Mais au reste pourquoi ne ferions-nous pas nos petites affaires, et ne nous donnerions-nous point des principes, sans la procuration de M. le comte de Chambord ? Qui nous empêche de prendre dès aujourd’hui en main le marteau démolisseur du mur de la vie privée, et de faire passer sur ses ruines souillées un fleuve purificateur ?

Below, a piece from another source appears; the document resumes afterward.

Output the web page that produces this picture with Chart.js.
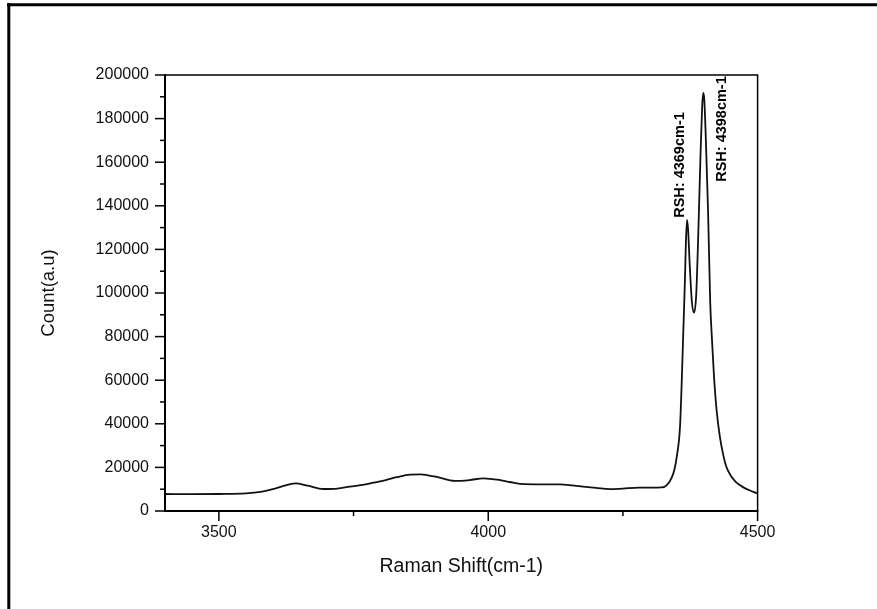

Cessons donc, en mettant les gens malhonnêtes sous l’égide de la jurisprudence, de protéger des vices plus redoutables pour nous que tous les ennemis extérieurs. Si nous voulons avoir la sainte horreur de l’arbitraire, le respect pour la famille, pour l’autorité, pour l’individu, pour l’inviolabilité du foyer, que professent les Anglais et les Américains, étudions, appliquons au plus vite leurs lois de responsabilité morale, en révisant la loi sur les délits de presse. Punissons sans doute à leur exemple la diffamation malveillante, faite dans la seule intention de nuire, mais ne laissons plus le tribunal d’honneur à la porte du tribunal civil ; gardons-nous, en aucun cas, de repousser la preuve qui est notre unique critérium du droit et du devoir social, et, par conséquent, une ancre de salut au milieu des orages qui nous agitent et des tempêtes qui nous submergent[3].



  1. Invitons donc les Anglais qui, en laissant toutes les idées aussi libres que l’air, prélèvent des sommes énormes sur le timbre des factures de commerce, et les Américains qui ont fait face aux exigences de leur situation financière sans avoir, que je sache, imposé les journaux.
  2. Il est de fait que l’ordre économique ne serait pas troublé comme il l’est chez nous, si le scandale des fortunes illicites était soumis au contrôle de l’opinion. Peut-être les défenseurs de notre rigide et étroite morale de convention la trouveraient-ils aussi peu conforme à la vérité des choses s’ils ne pouvaient l’enfreindre sans responsabilité, et sentiraient-ils enfin la nécessité de fonder l’union des sexes sur la forte assise de la morale naturelle, sanctionnée par la loi civile.
  3. Voir M. E. Laboulaye, Paris en Amérique, que la vie doit être murée ; la discussion de la loi sur la presse en 1868, et surtout le discours de Sainte-Beuve au sénat ; la Femme pauvre au XIXe siècle, 2e édition, condition morale.